U.S. justices weigh life sentences for juveniles in murder cases
The U.S. Supreme Court on Tuesday considered a Louisiana man’s appeal of his sentence of life in prison without parole for killing a police officer at age 17 in light of its own ruling banning such sentences for people who were juveniles when they committed murder.
The inmate, Henry Montgomery, is asking to be resentenced. Montgomery, who is black, was convicted of killing a white sheriff’s deputy in 1963 in East Baton Rouge at a time when racial tensions were boiling over. Montgomery is now 69.
The legal question before the justices was whether their 2012 ruling in a case called Miller v. Alabama that barred mandatory life sentences without parole for those under age 18 at the time they committed murder can be applied retroactively to inmates sentenced before that decision was issued.

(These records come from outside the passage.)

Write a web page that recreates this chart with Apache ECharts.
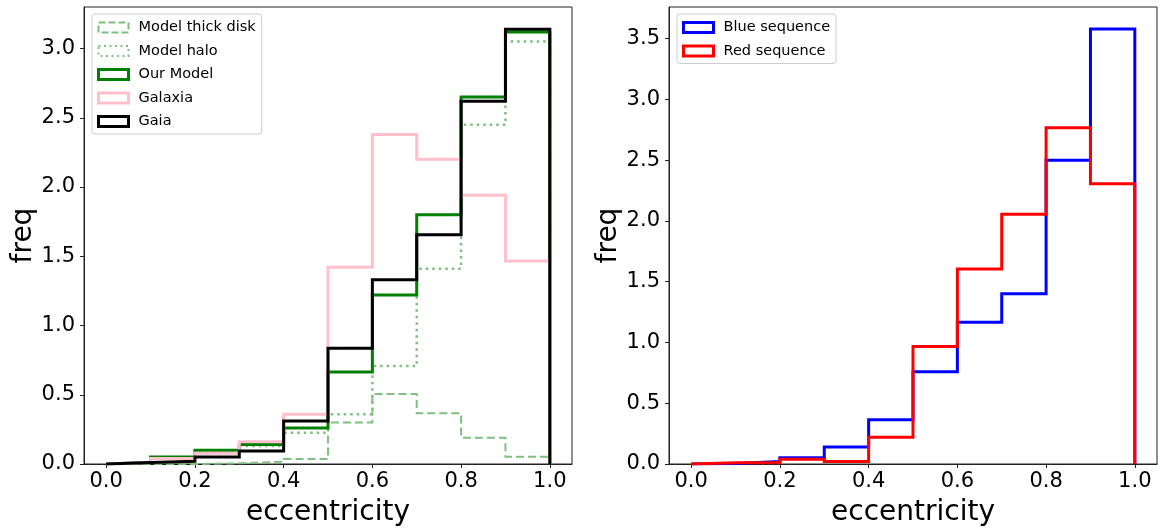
<!DOCTYPE html>
<html><head><meta charset="utf-8">
<script src="https://cdn.jsdelivr.net/npm/echarts@6/dist/echarts.min.js"></script>
<style>html,body{margin:0;padding:0;background:#fff}#c{width:1161px;height:532px}</style>
</head><body><div id="c"></div>
<script>
// bin edges of the eccentricity histograms
const binEdges = [0.0, 0.1, 0.2, 0.3, 0.4, 0.5, 0.6, 0.7, 0.8, 0.9, 1.0];
// left panel (density per bin)
const modelThickDisk = [0.0, 0.0, 0.005, 0.017, 0.036, 0.30, 0.505, 0.366, 0.19, 0.053];
const modelHalo      = [0.01, 0.045, 0.09, 0.13, 0.226, 0.36, 0.707, 1.41, 2.45, 3.05];
const ourModel       = [0.01, 0.05, 0.10, 0.14, 0.26, 0.665, 1.22, 1.80, 2.65, 3.12];
const galaxia        = [0.01, 0.04, 0.077, 0.16, 0.36, 1.42, 2.38, 2.20, 1.94, 1.465];
const gaia           = [0.01, 0.02, 0.05, 0.094, 0.31, 0.835, 1.33, 1.655, 2.62, 3.14];
// right panel
const blueSequence   = [0.005, 0.02, 0.052, 0.14, 0.364, 0.758, 1.167, 1.40, 2.50, 3.58];
const redSequence    = [0.01, 0.01, 0.04, 0.02, 0.22, 0.966, 1.605, 2.054, 2.766, 2.305];
// tick labels
const xTicks = [0.0, 0.2, 0.4, 0.6, 0.8, 1.0];
const yTicksLeft = [0.0, 0.5, 1.0, 1.5, 2.0, 2.5, 3.0];
const yTicksRight = [0.0, 0.5, 1.0, 1.5, 2.0, 2.5, 3.0, 3.5];

function stepOutline(vals) {
  const pts = [[binEdges[0], 0]];
  for (let i = 0; i < vals.length; i++) {
    pts.push([binEdges[i], vals[i]]);
    pts.push([binEdges[i + 1], vals[i]]);
  }
  pts.push([binEdges[binEdges.length - 1], 0]);
  return pts;
}

const FONT = 'DejaVu Sans';
const lgreen = '#7fbf7f';

function xAxisCfg(gi) {
  return {
    type: 'value', gridIndex: gi, min: -0.05, max: 1.05,
    name: 'eccentricity', nameLocation: 'middle', nameGap: 35,
    nameTextStyle: { fontFamily: FONT, fontSize: 28, color: '#000' },
    axisLine: { show: true, onZero: false, lineStyle: { color: '#222', width: 1 } },
    axisTick: { show: true, length: 4, customValues: xTicks, lineStyle: { color: '#222' } },
    axisLabel: { customValues: xTicks, formatter: v => v.toFixed(1), fontFamily: FONT, fontSize: 21, color: '#000', margin: 7 },
    splitLine: { show: false }
  };
}
function yAxisCfg(gi, max, ticks) {
  return {
    type: 'value', gridIndex: gi, min: 0, max: max,
    name: 'freq', nameLocation: 'middle', nameGap: 44,
    nameTextStyle: { fontFamily: FONT, fontSize: 28, color: '#000' },
    axisLine: { show: true, onZero: false, lineStyle: { color: '#222', width: 1 } },
    axisTick: { show: true, length: 4, customValues: ticks, lineStyle: { color: '#222' } },
    axisLabel: { customValues: ticks, formatter: v => v.toFixed(1), fontFamily: FONT, fontSize: 21, color: '#000', margin: 9 },
    splitLine: { show: false }
  };
}
function ser(name, vals, gi, color, width, dash) {
  return {
    name: name, type: 'line', xAxisIndex: gi, yAxisIndex: gi,
    data: stepOutline(vals), symbol: 'none', animation: false,
    itemStyle: { color: color },
    lineStyle: { color: color, width: width, type: dash || 'solid', cap: 'butt', join: 'miter' },
    emphasis: { disabled: true }
  };
}
function legItem(name, color, width, dash) {
  return { name: name, icon: 'rect',
    itemStyle: { color: 'rgba(255,255,255,0)', borderColor: color, borderWidth: width, borderType: dash || 'solid' } };
}
const legendCommon = {
  orient: 'vertical', backgroundColor: 'rgba(255,255,255,0.8)', borderColor: '#cccccc', borderWidth: 1,
  borderRadius: 3, padding: [6, 6, 5, 5], itemWidth: 30, itemHeight: 10, itemGap: 8.5,
  selectedMode: false,
  textStyle: { fontFamily: FONT, fontSize: 14.5, color: '#000', lineHeight: 14, padding: [0, 0, 0, 5] }
};

const chart = echarts.init(document.getElementById('c'), null, { renderer: 'canvas' });
chart.setOption({
  animation: false,
  backgroundColor: '#fff',
  grid: [
    { left: 84, top: 7, width: 488, height: 457, show: true, borderColor: '#222', borderWidth: 1, backgroundColor: 'transparent' },
    { left: 669, top: 7, width: 488, height: 457, show: true, borderColor: '#222', borderWidth: 1, backgroundColor: 'transparent' }
  ],
  xAxis: [xAxisCfg(0), xAxisCfg(1)],
  yAxis: [yAxisCfg(0, 3.3, yTicksLeft), yAxisCfg(1, 3.76, yTicksRight)],
  legend: [
    Object.assign({}, legendCommon, { left: 92, top: 14, data: [
      legItem('Model thick disk', lgreen, 2, [7, 3]),
      legItem('Model halo', lgreen, 2, [2, 3.5]),
      legItem('Our Model', '#008000', 3),
      legItem('Galaxia', '#ffc0cb', 3),
      legItem('Gaia', '#000000', 3)
    ] }),
    Object.assign({}, legendCommon, { left: 677, top: 14, data: [
      legItem('Blue sequence', '#0000ff', 3),
      legItem('Red sequence', '#ff0000', 3)
    ] })
  ],
  series: [
    ser('Model thick disk', modelThickDisk, 0, lgreen, 2, [8, 4]),
    ser('Model halo', modelHalo, 0, lgreen, 2.5, [2.5, 4]),
    ser('Our Model', ourModel, 0, '#008000', 3),
    ser('Galaxia', galaxia, 0, '#ffc0cb', 3),
    ser('Gaia', gaia, 0, '#000000', 3),
    ser('Blue sequence', blueSequence, 1, '#0000ff', 3),
    ser('Red sequence', redSequence, 1, '#ff0000', 3)
  ]
});
</script></body></html>
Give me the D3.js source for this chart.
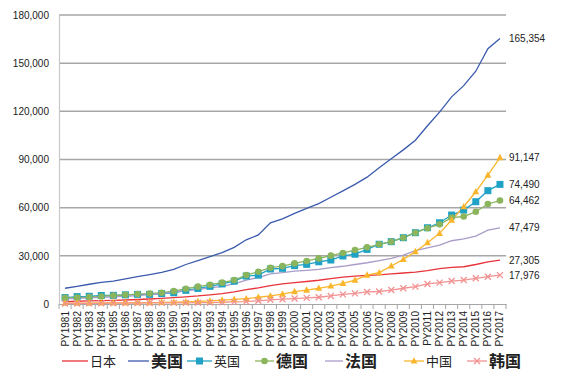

A ruling in Montgomery’s favor could affect more than 1,000 inmates in similar situations across the United States.
Questions asked by the justices during the 75-minute oral argument in the case indicated they may not decide the merits of Montgomery’s appeal due to a legal technicality. That could mean they may take up another case on the same issue at a later date.
Montgomery has experienced a roller coaster ride through the judicial system since he was originally sentenced to death. His conviction was thrown out on appeal in 1966, with the court noting that the white supremacist Ku Klux Klan was active in the area in the week leading up to the trial.
He was convicted in a new trial and sentenced to life in prison rather than death.
The justices on Tuesday focused more on the technical question of whether they had authority to hear the case, with several signaling strong doubts.
A ruling along those lines would not necessarily end Montgomery’s case, which is currently in state courts, because he instead could seek review in federal courts.
Justice Samuel Alito said the federal court option was a “perfectly available and possibly superior remedy” for inmates like Montgomery.
Lower courts are divided over whether inmates who have already gone through the appeals process can benefit from the high court’s decision in the 2012 case.
The court held that the U.S. Constitution’s ban on cruel and unusual punishment forbids such a mandatory sentencing scheme for juveniles convicted of murder.
A ruling is due by the end of June.
The case is Montgomery v. Louisiana, U.S. Supreme Court, 14-280.